# [WHAT YOU SHOULD DO]
Copy the material that follows word for word and omit its pictures.

------ RECORDED INFORMATION ------

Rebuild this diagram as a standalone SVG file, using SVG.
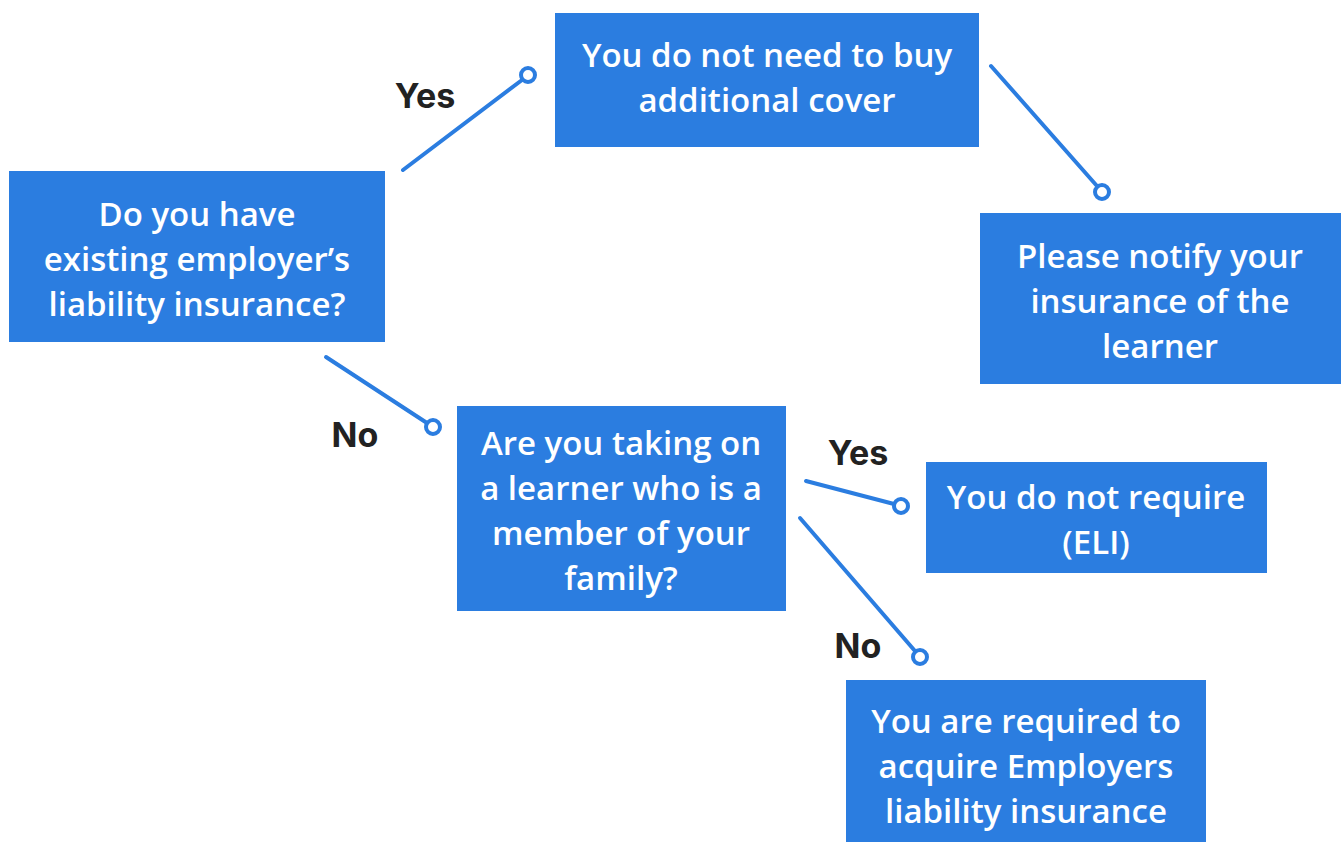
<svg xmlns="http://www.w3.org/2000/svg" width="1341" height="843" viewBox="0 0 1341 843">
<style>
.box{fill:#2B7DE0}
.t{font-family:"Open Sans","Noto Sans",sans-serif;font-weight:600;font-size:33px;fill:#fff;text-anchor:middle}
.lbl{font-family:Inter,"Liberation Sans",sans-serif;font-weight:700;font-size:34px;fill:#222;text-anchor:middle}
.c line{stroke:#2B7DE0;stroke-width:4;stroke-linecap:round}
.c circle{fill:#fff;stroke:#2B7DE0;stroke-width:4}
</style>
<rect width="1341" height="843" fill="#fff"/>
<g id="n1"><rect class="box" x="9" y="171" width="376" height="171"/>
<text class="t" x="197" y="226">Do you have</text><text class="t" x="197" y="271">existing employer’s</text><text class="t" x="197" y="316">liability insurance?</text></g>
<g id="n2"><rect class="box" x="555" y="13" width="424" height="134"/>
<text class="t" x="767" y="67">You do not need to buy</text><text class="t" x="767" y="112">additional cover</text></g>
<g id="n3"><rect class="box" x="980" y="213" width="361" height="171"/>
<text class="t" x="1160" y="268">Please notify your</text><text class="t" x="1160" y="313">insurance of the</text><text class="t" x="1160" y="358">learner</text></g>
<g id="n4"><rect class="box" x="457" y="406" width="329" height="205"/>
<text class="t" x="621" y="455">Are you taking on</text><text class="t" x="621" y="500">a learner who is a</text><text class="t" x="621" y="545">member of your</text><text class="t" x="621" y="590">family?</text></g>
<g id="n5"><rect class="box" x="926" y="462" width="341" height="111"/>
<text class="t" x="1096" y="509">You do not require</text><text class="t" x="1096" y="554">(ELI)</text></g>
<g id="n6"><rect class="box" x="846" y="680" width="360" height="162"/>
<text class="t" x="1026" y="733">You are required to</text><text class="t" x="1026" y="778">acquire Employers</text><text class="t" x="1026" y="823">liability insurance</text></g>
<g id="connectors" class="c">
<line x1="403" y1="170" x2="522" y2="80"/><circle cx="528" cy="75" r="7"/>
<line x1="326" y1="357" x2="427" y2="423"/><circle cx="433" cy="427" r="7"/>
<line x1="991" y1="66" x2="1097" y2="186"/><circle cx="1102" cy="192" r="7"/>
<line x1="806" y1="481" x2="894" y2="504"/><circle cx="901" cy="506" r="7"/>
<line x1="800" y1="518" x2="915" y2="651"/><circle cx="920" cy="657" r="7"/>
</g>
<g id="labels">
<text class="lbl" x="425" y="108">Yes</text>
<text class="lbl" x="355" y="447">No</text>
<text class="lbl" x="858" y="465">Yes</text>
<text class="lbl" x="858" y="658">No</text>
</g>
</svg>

------

# [EXPECTED OUTPUT]
Rebuild this diagram as a standalone SVG file, using SVG.
<svg xmlns="http://www.w3.org/2000/svg" width="1341" height="843" viewBox="0 0 1341 843">
<style>
.box{fill:#2B7DE0}
.t{font-family:"Open Sans","Noto Sans",sans-serif;font-weight:600;font-size:33px;fill:#fff;text-anchor:middle}
.lbl{font-family:Inter,"Liberation Sans",sans-serif;font-weight:700;font-size:34px;fill:#222;text-anchor:middle}
.c line{stroke:#2B7DE0;stroke-width:4;stroke-linecap:round}
.c circle{fill:#fff;stroke:#2B7DE0;stroke-width:4}
</style>
<rect width="1341" height="843" fill="#fff"/>
<g id="n1"><rect class="box" x="9" y="171" width="376" height="171"/>
<text class="t" x="197" y="226">Do you have</text><text class="t" x="197" y="271">existing employer’s</text><text class="t" x="197" y="316">liability insurance?</text></g>
<g id="n2"><rect class="box" x="555" y="13" width="424" height="134"/>
<text class="t" x="767" y="67">You do not need to buy</text><text class="t" x="767" y="112">additional cover</text></g>
<g id="n3"><rect class="box" x="980" y="213" width="361" height="171"/>
<text class="t" x="1160" y="268">Please notify your</text><text class="t" x="1160" y="313">insurance of the</text><text class="t" x="1160" y="358">learner</text></g>
<g id="n4"><rect class="box" x="457" y="406" width="329" height="205"/>
<text class="t" x="621" y="455">Are you taking on</text><text class="t" x="621" y="500">a learner who is a</text><text class="t" x="621" y="545">member of your</text><text class="t" x="621" y="590">family?</text></g>
<g id="n5"><rect class="box" x="926" y="462" width="341" height="111"/>
<text class="t" x="1096" y="509">You do not require</text><text class="t" x="1096" y="554">(ELI)</text></g>
<g id="n6"><rect class="box" x="846" y="680" width="360" height="162"/>
<text class="t" x="1026" y="733">You are required to</text><text class="t" x="1026" y="778">acquire Employers</text><text class="t" x="1026" y="823">liability insurance</text></g>
<g id="connectors" class="c">
<line x1="403" y1="170" x2="522" y2="80"/><circle cx="528" cy="75" r="7"/>
<line x1="326" y1="357" x2="427" y2="423"/><circle cx="433" cy="427" r="7"/>
<line x1="991" y1="66" x2="1097" y2="186"/><circle cx="1102" cy="192" r="7"/>
<line x1="806" y1="481" x2="894" y2="504"/><circle cx="901" cy="506" r="7"/>
<line x1="800" y1="518" x2="915" y2="651"/><circle cx="920" cy="657" r="7"/>
</g>
<g id="labels">
<text class="lbl" x="425" y="108">Yes</text>
<text class="lbl" x="355" y="447">No</text>
<text class="lbl" x="858" y="465">Yes</text>
<text class="lbl" x="858" y="658">No</text>
</g>
</svg>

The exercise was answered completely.